Thankful for Fleas

By: Meghan Newkirk


I had to repent to one of my children for sinning against them this week. I sent a sarcastic text to a friend complaining about a behavior of said child that I found annoying and it was accidentally discovered on my computer. I felt exposed immediately and then angry that my sinful actions were brought into the light. Finally regret percolated, overflowing as I realized the source of my initial irritation that lead to my public complaining, discontentment.


Contentment is something we are on the hunt for all the time, quarantined or not. We all desire the rest that comes with feeling joy and peace in the circumstances we are in. Usually my contentment comes best served with a side of ease and fun. In the same way idols can creep into our hearts, discontentment can quickly take root also.

When I feel discontented, as I often have during this quarantine, I bellow my complaints to my family. I start a dialogue with myself and others that is dissatisfied and disgruntled. My reliance on Christ wanes because I feel life is unfair in ways I do not deserve. The desire for peace in my home, ample groceries, and quiet time to myself all become more like saviors in my heart rather than Jesus himself.

It’s amazing how quickly gratitude gets replaced with grumbling when our hearts aren’t focused on the giver of all good gifts, God himself. He sent the ultimate gift who saves us and sets us free from the overwhelming temptation to be discontented. When our eyes focus too long on desired things, people, behaviors, and circumstances, the redeemer gets blurry in the background leaving us empty and ungrateful.

In the well-known book The Hiding Place, Corrie Ten Boom is held in a concentration camp with her sister Betsie, the two worked diligently to give the Gospel to any prisoners who would listen. The conditions they lived in were horrendous at best, but Betsie worshipped and thanked God for fleas that infested their barracks because it kept the guards away, allowing them to share the Gospel more boldly within the camp. God used something awful, like fleas for their good and his glory.
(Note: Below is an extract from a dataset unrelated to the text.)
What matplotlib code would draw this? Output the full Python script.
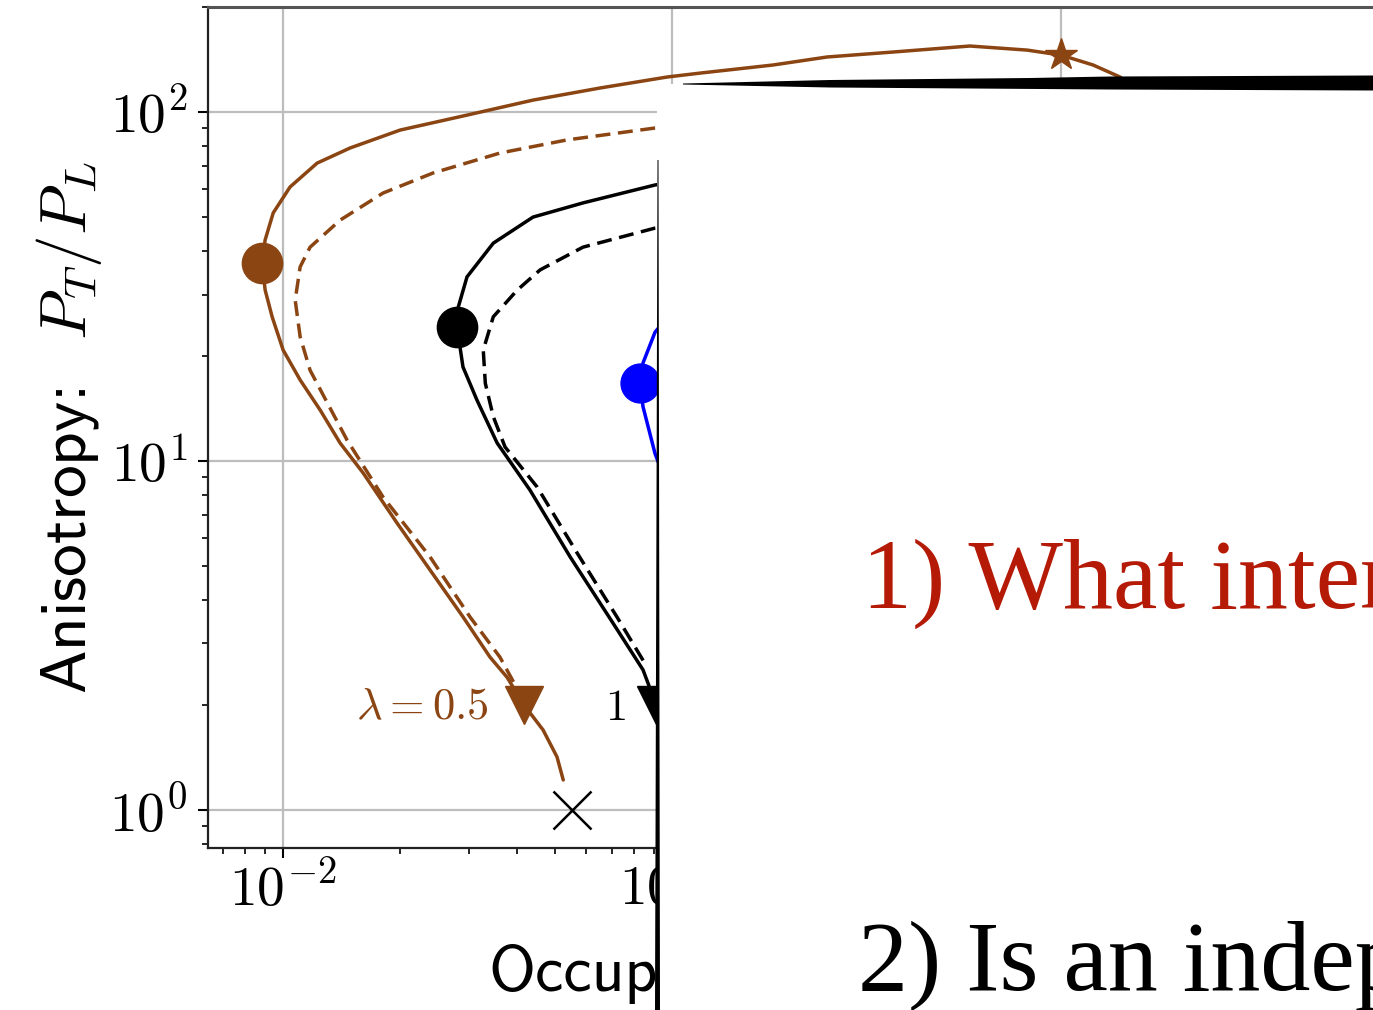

As we live in isolation and long for meaningful interactions, let us not allow those challenges to tempt us to become discontented. May we all pray that God would grant us contentment in himself through what his son did for us on the cross. Keeping our eyes on the ways God always keeps his promises will remind us of his goodness in the times that aren’t as comfortable as we would like them to be. Our sinful nature will certainly blur the path to contentment, but with God’s help and overwhelming love for us we too can be thankful for fleas.